Il est essentiel de faire le constat selon lequel chez tous les enquêtés, les frais des réalisations à chaque campagne ne touchent qu'une partie du revenu, à peine 75% de l'argent perçu. Tous ont une même grille d'allocation : « tu donnes un peu à chaque dépendant et tu gardes le reste pour un usage à bénéfice collectif. Car si un problème survient dans la famille, le dépendant n'est vraiment pas engagé. C'est le chef de ménage qui doit régler. Mais si tu ne donnes rien aussi, personne ne voudra

cultiver avec toi la campagne suivante », explique un chef de ménage producteur. Ce geste de redistribution se résume « généralement [à] un billet de mille (1 000) francs CFA ». C'est cette même modalité de gestion que l'on rencontre chez tous les producteurs. Peut-on parler dans ce cas d'épargne sécurité ? Aucunement. Aucun enquêté ne déclare confier son argent à la Caisse populaire de Diabo dont tout le monde sait l'existence. « Ce que nous gagnons ne suffit même pas à nos besoins immédiats.

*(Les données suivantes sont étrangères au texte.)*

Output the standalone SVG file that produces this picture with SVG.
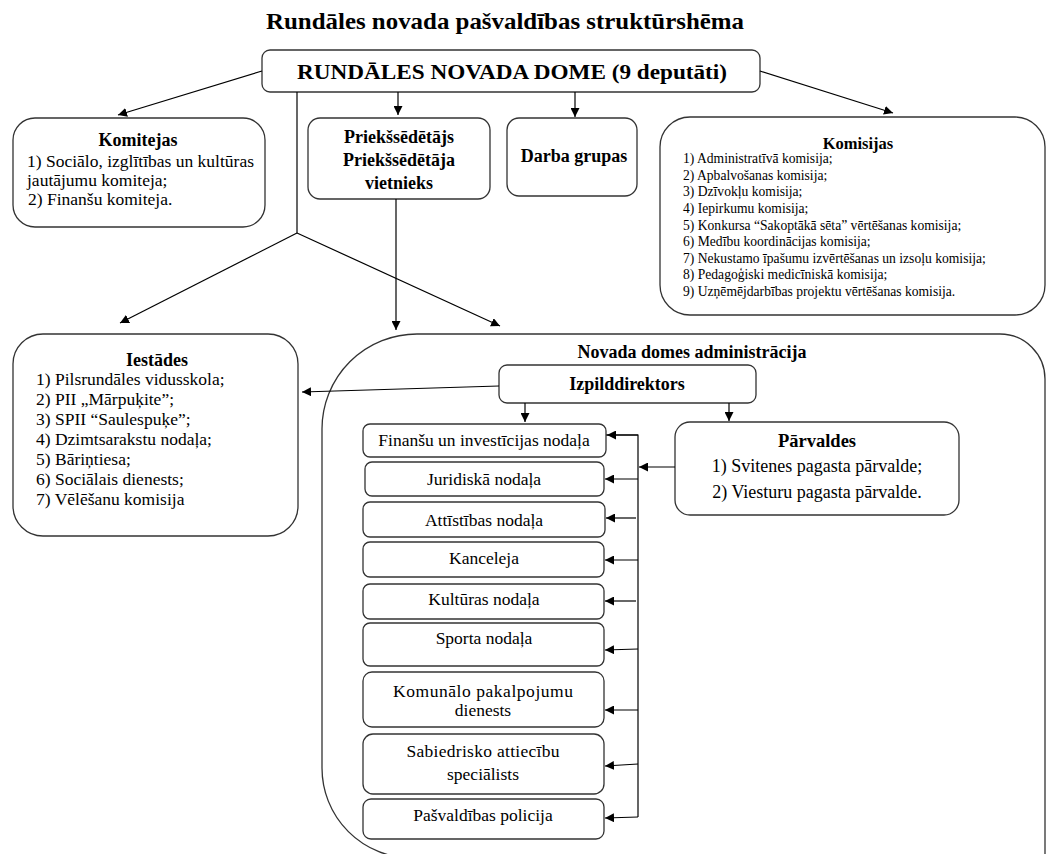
<svg xmlns="http://www.w3.org/2000/svg" width="1049" height="854" viewBox="0 0 1049 854">
<defs>
<style>
.b{fill:#fff;stroke:#333;stroke-width:1.3}
.t{font-family:"Liberation Serif","Times New Roman",serif;font-size:17.5px;fill:#000}
.tb{font-family:"Liberation Serif","Times New Roman",serif;font-size:18px;font-weight:bold;fill:#000}
.s{font-family:"Liberation Serif","Times New Roman",serif;font-size:13.6px;fill:#000}
.c{text-anchor:middle}
.l{fill:none;stroke:#000;stroke-width:1.2}
</style>
<marker id="a" viewBox="0 0 10 10" refX="10" refY="5" markerWidth="9" markerHeight="9" markerUnits="userSpaceOnUse" orient="auto"><path d="M0,0 L10,5 L0,10 z" fill="#000"/></marker>
</defs>
<rect width="1049" height="854" fill="#fff"/>
<text x="505" y="29" class="tb c" style="font-size:23px" textLength="478" lengthAdjust="spacingAndGlyphs">Rundāles novada pašvaldības struktūrshēma</text>

<g id="admin">
<path class="b" d="M417,334 H1000 A45,45 0 0 1 1045,379 V858 H412 A90,90 0 0 1 322,768 V429 A95,95 0 0 1 417,334 Z"/>
<text x="692" y="358" class="tb c">Novada domes administrācija</text>
</g>

<g id="dome">
<rect class="b" x="262" y="50" width="498" height="42" rx="8"/>
<text x="512" y="79" class="tb c" style="font-size:20px" textLength="430" lengthAdjust="spacingAndGlyphs">RUNDĀLES NOVADA DOME (9 deputāti)</text>
</g>

<g id="komitejas">
<rect class="b" x="13" y="118" width="252" height="109" rx="22"/>
<text x="138" y="146" class="tb c">Komitejas</text>
<text x="27" y="167" class="t"> 1) Sociālo, izglītības un kultūras</text>
<text x="27" y="186" class="t">jautājumu komiteja;</text>
<text x="28" y="205" class="t">2) Finanšu komiteja.</text>
</g>

<g id="priekssedetajs">
<rect class="b" x="308" y="118" width="182" height="81" rx="12"/>
<text x="399" y="143" class="tb c">Priekšsēdētājs</text>
<text x="399" y="166" class="tb c">Priekšsēdētāja</text>
<text x="399" y="189" class="tb c">vietnieks</text>
</g>

<g id="darba">
<rect class="b" x="507" y="118" width="130" height="78" rx="12"/>
<text x="574" y="162" class="tb c">Darba grupas</text>
</g>

<g id="komisijas">
<rect class="b" x="660" y="117" width="385" height="198" rx="30"/>
<text x="858" y="149" class="tb c" style="font-size:16.5px">Komisijas</text>
<text x="683" y="163" class="s">1) Administratīvā komisija;</text>
<text x="683" y="180" class="s">2) Apbalvošanas komisija;</text>
<text x="683" y="196" class="s">3) Dzīvokļu komisija;</text>
<text x="683" y="213" class="s">4) Iepirkumu komisija;</text>
<text x="683" y="230" class="s">5) Konkursa “Sakoptākā sēta” vērtēšanas komisija;</text>
<text x="683" y="246" class="s">6) Medību koordinācijas komisija;</text>
<text x="683" y="263" class="s">7) Nekustamo īpašumu izvērtēšanas un izsoļu komisija;</text>
<text x="683" y="279" class="s">8) Pedagoģiski medicīniskā komisija;</text>
<text x="683" y="296" class="s">9) Uzņēmējdarbības projektu vērtēšanas komisija.</text>
</g>

<g id="iestades">
<rect class="b" x="13" y="334" width="285" height="202" rx="30"/>
<text x="157" y="366" class="tb c">Iestādes</text>
<text x="36" y="385" class="t">1) Pilsrundāles vidusskola;</text>
<text x="36" y="405" class="t">2) PII „Mārpuķite”;</text>
<text x="36" y="425" class="t">3) SPII “Saulespuķe”;</text>
<text x="36" y="445" class="t">4) Dzimtsarakstu nodaļa;</text>
<text x="36" y="465" class="t">5) Bāriņtiesa;</text>
<text x="36" y="485" class="t">6) Sociālais dienests;</text>
<text x="36" y="505" class="t">7) Vēlēšanu komisija</text>
</g>

<g id="izpilddirektors">
<rect class="b" x="499" y="365" width="257" height="38" rx="8"/>
<text x="627" y="390" class="tb c">Izpilddirektors</text>
</g>

<g id="parvaldes">
<rect class="b" x="675" y="422" width="284" height="93" rx="15"/>
<text x="817" y="447" class="tb c" style="font-size:18.5px">Pārvaldes</text>
<text x="817" y="472" class="t c" style="font-size:18px">1) Svitenes pagasta pārvalde;</text>
<text x="817" y="498" class="t c" style="font-size:18px">2) Viesturu pagasta pārvalde.</text>
</g>

<g id="finansu"><rect class="b" x="363" y="424" width="243" height="33" rx="7"/><text x="484" y="446" class="t c">Finanšu un investīcijas nodaļa</text></g>
<g id="juridiska"><rect class="b" x="365" y="462" width="239" height="34" rx="7"/><text x="484" y="485" class="t c">Juridiskā nodaļa</text></g>
<g id="attistibas"><rect class="b" x="363" y="502" width="242" height="35" rx="7"/><text x="484" y="526" class="t c">Attīstības nodaļa</text></g>
<g id="kanceleja"><rect class="b" x="363" y="542" width="241" height="35" rx="7"/><text x="484" y="564" class="t c">Kanceleja</text></g>
<g id="kulturas"><rect class="b" x="363" y="584" width="241" height="35" rx="7"/><text x="484" y="605" class="t c">Kultūras nodaļa</text></g>
<g id="sporta"><rect class="b" x="363" y="623" width="241" height="43" rx="7"/><text x="484" y="644" class="t c">Sporta nodaļa</text></g>
<g id="komunalo"><rect class="b" x="363" y="672" width="241" height="55" rx="9"/><text x="483" y="697" class="t c" textLength="180" lengthAdjust="spacing">Komunālo pakalpojumu</text><text x="483" y="716" class="t c">dienests</text></g>
<g id="sabiedrisko"><rect class="b" x="363" y="734" width="241" height="60" rx="10"/><text x="483" y="757" class="t c" textLength="153" lengthAdjust="spacing">Sabiedrisko attiecību</text><text x="483" y="780" class="t c">speciālists</text></g>
<g id="policija"><rect class="b" x="363" y="799" width="241" height="40" rx="8"/><text x="483" y="821" class="t c">Pašvaldības policija</text></g>

<g id="connectors">
<line class="l" x1="262" y1="71" x2="118" y2="115" marker-end="url(#a)"/>
<line class="l" x1="760" y1="71" x2="893" y2="113" marker-end="url(#a)"/>
<line class="l" x1="398" y1="92" x2="398" y2="115" marker-end="url(#a)"/>
<line class="l" x1="575" y1="92" x2="575" y2="117" marker-end="url(#a)"/>
<polyline class="l" points="297,92 297,233"/>
<line class="l" x1="297" y1="233" x2="120" y2="323" marker-end="url(#a)"/>
<line class="l" x1="297" y1="233" x2="500" y2="326" marker-end="url(#a)"/>
<line class="l" x1="396" y1="199" x2="396" y2="330" marker-end="url(#a)"/>
<line class="l" x1="499" y1="386" x2="302" y2="392" marker-end="url(#a)"/>
<line class="l" x1="525" y1="403" x2="525" y2="422" marker-end="url(#a)"/>
<line class="l" x1="729" y1="403" x2="729" y2="421" marker-end="url(#a)"/>
<polyline class="l" points="606,435 638,435 638,817"/>
<line class="l" x1="638" y1="435" x2="607" y2="435" marker-end="url(#a)"/>
<line class="l" x1="675" y1="467" x2="639" y2="467" marker-end="url(#a)"/>
<line class="l" x1="638" y1="479" x2="605" y2="479" marker-end="url(#a)"/>
<line class="l" x1="636" y1="518" x2="606" y2="518" marker-end="url(#a)"/>
<line class="l" x1="638" y1="560" x2="605" y2="560" marker-end="url(#a)"/>
<line class="l" x1="636" y1="601" x2="605" y2="601" marker-end="url(#a)"/>
<line class="l" x1="638" y1="649" x2="605" y2="650" marker-end="url(#a)"/>
<line class="l" x1="638" y1="710" x2="605" y2="710" marker-end="url(#a)"/>
<line class="l" x1="638" y1="764" x2="605" y2="766" marker-end="url(#a)"/>
<line class="l" x1="638" y1="817" x2="605" y2="818" marker-end="url(#a)"/>
</g>
</svg>
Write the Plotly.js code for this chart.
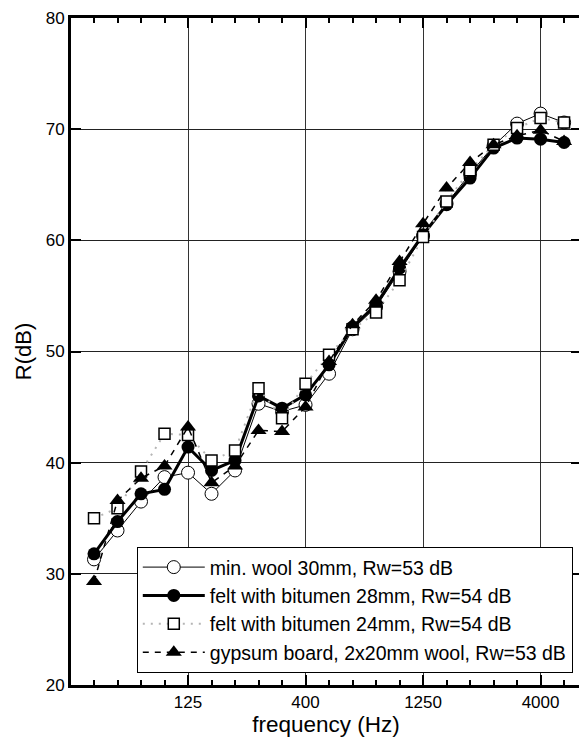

Et puis la caisse, ce n'est pas avantageux. Un truc qui n'augmente pas mais diminue au contraire, ce n'est pas facile », développe un enquêté. Pour preuve, à la date du 28 février 2006, la caisse populaire de Diabo comptait 485 clients individuels dont 387 hommes et 98 femmes (DRED : Monographie de la commune rurale de Diabo). Cette somme de réserve reste donc sous la protection et à l'initiative du chef de ménage. Pour certains, c'est pour que le chef de ménage puisse régler ses petits problèmes et gagner de temps en temps quelque chose pour renouveler sa force de travail. En réalité, cet argent est consommé dans un cadre extra familial. Une autre partie de l'argent va au remboursement des dettes annexes contractées pour le besoin de la production ou pour autres besoins. Ainsi, le chef de l'UP, maître de la production, reste maître de la gestion de son argent.